For more details, please refer to the official Wenet documentation:

https://github.com/wenet-e2e/wenet/blob/v3.0.1/docs/pretrained_models.md

The Checkpoint Model we use is based on WenetSpeech training, and can be downloaded at:

https://wenet.org.cn/downloads?models=wenet&version=wenetspeech_u2pp_conformer_exp.tar.gz

1.2 Usage Instructions

The Linux SDK-alkaid includes pre-converted offline models and board examples by default. The relevant file paths are as follows:

  • Board example program path:

    Linux_SDK/sdk/verify/opendla/source/asr/conformer
    
  • Board offline model path:

    Linux_SDK/project/board/${chip}/dla_file/ipu_open_models/asr/conformer_400x80.img
    
  • Board test audio path:

    Linux_SDK/sdk/verify/opendla/source/resource/BAC009S0764W0121.wav
    
  • Board test dictionary path:

    Linux_SDK/sdk/verify/opendla/source/resource/units_asr_punc_lm.txt
    

If users do not need to convert models, they can directly jump to section 3.

2 Model Conversion

2.1 ONNX Model Conversion

  • Python environment setup:

    $conda create -n wenet python==3.9
    $conda activate wenet
    $git clone https://github.com/wenet-e2e/wenet.git
    $cd wenet
    $pip install -e . -i https://pypi.tuna.tsinghua.edu.cn/simple
    

    Note: We developed based on wenet-v3.0.1 version. The provided python environment setup is for reference only; please refer to the official source code running tutorial for the specific setup process:

    https://github.com/wenet-e2e/wenet/tree/v3.0.1
    
  • Model Testing:

    • Write the model testing script predict.py: import wenet model = wenet.load_model('chinese') # or model = wenet.load_model(model_dir='xxx') result = model.transcribe('audio.wav') print(result['text'])

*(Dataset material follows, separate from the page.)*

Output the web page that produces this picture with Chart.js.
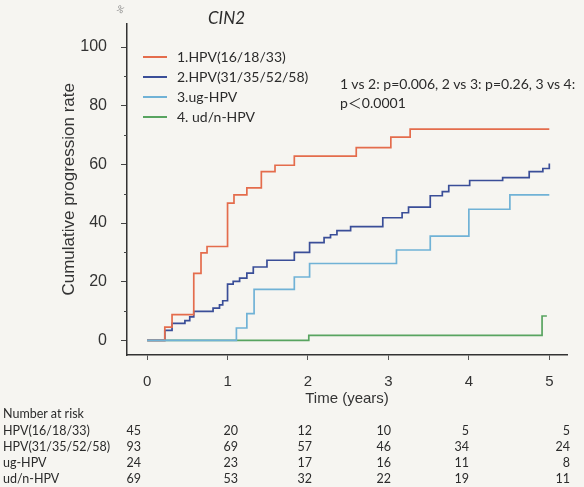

    • Run the model testing script to ensure the Wenet environment is configured correctly:

      $python predict.py
      

    Note: The testing demo example here comes from the official source code running tutorial. audio.wav needs to be prepared by the user; audio files in test/resources can be referenced and placed in the same directory as predict.py.

  • Model Export:

    • Install dependent libraries: $pip install onnx -i https://pypi.tuna.tsinghua.edu.cn/simple $pip install onnx-simplifier -i https://pypi.tuna.tsinghua.edu.cn/simple

    • Run the Wenet provided model conversion script to ensure the Wenet environment is configured correctly:

      $python wenet/bin/export_onnx_gpu.py \\
          --config opendla/train.yaml \\
          --checkpoint opendla/final.pt \\
          --cmvn_file opendla/global_cmvn \\
          --output_onnx_dir opendla/ \\
          --num_decoding_left_chunks -1 \\
          --reverse_weight 0.3
      

      Here, opendla refers to the model folder downloaded from the official website, which can be named freely. After successful model conversion, the output log information will print:

      INFO:wenet/bin/export_onnx_gpu.py:export to onnx encoder succeed! INFO:wenet/bin/export_onnx_gpu.py:export to onnx decoder succeed!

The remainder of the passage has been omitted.